Die SPD erzielte bei der Bundestagswahl 2017 mit 25,2 % ihren höchsten Stimmenanteil ebenfalls bei den Wählern ab 70 Jahren. Bei den 35- bis 44-jährigen Wählern hatte sie mit 15,6 % ihren geringsten Zweitstimmenanteil.

Die AfD, die insgesamt die größten Gewinne zu verzeichnen hatte, konnte bei den 25- bis 69-Jährigen ein relativ konstantes Wählerpotential von 12,8 bis 15,4 % für sich erschließen.
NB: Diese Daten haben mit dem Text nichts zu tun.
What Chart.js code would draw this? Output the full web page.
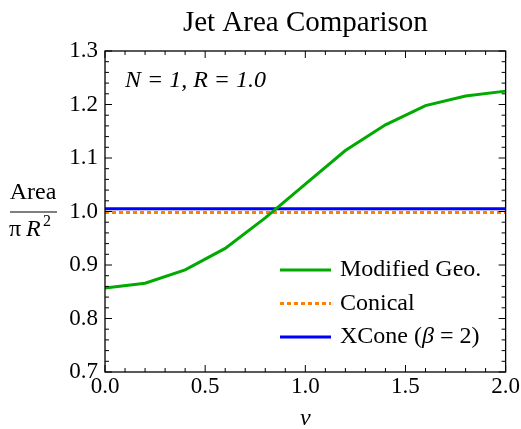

Deutlich weniger erfolgreich war sie sowohl bei der jüngsten Generation (8,0 %) als auch bei den ältesten Wählern (8,3 %).

Die FDP zeigte prozentual die geringsten Schwankungen in den einzelnen Altersgruppen. Den höchsten Stimmenanteil erreichte sie in der jüngsten Altersgruppe (13,2 %). DIE LINKE erzielte ihren höchsten Stimmenanteil bei den 25- bis 34-Jährigen mit 10,9 %. Auch bei ihr wiesen die Stimmenanteile zwischen den einzelnen Altersgruppen nur relativ geringe Schwankungen auf. Die GRÜNEN er- reichten bei der Bundestagswahl 2017 in allen Altersgruppen bis 59 Jahren zweistellige Stimmenanteile. Am erfolgreichsten waren sie mit 14,6 % bei den Jung- und Erstwählern unter 25 Jahren. Bei den über 60-Jährigen erreichten sie hingegen deutlich schlechtere Ergebnisse, bei den ab 70-Jährigen sogar nur 3,8 %. Die sonstigen Parteien schnitten bei der jüngsten Generation mit 10,4 % deutlich am besten ab."

Quelle: Bundeswahlleiter, Repräsentative Wahlstatistik zur Bundestagswahl 2017, Januar 2018, S. 5f.: Externer Link: https://www.bundeswahlleiter.de/dam/jcr/9d64fb87-0d12-478b-88ed-df4b6ad0e2a1/btw17_rws_pk_statement.pdf (Stand: 15.09.2018)

Prof. Dr. Achim Goerres ist Professor für Empirische Politikwissenschaft an der Universität Duisburg-Essen und Direktor des Instituts für Politikwissenschaft. Zu seinem Forschungsgebiet gehört die politikwissenschaftliche Umfrageforschung mit den Schwerpunkten Wahlen, Einstellungen zu Sozialpolitik, Immigration und Alterung.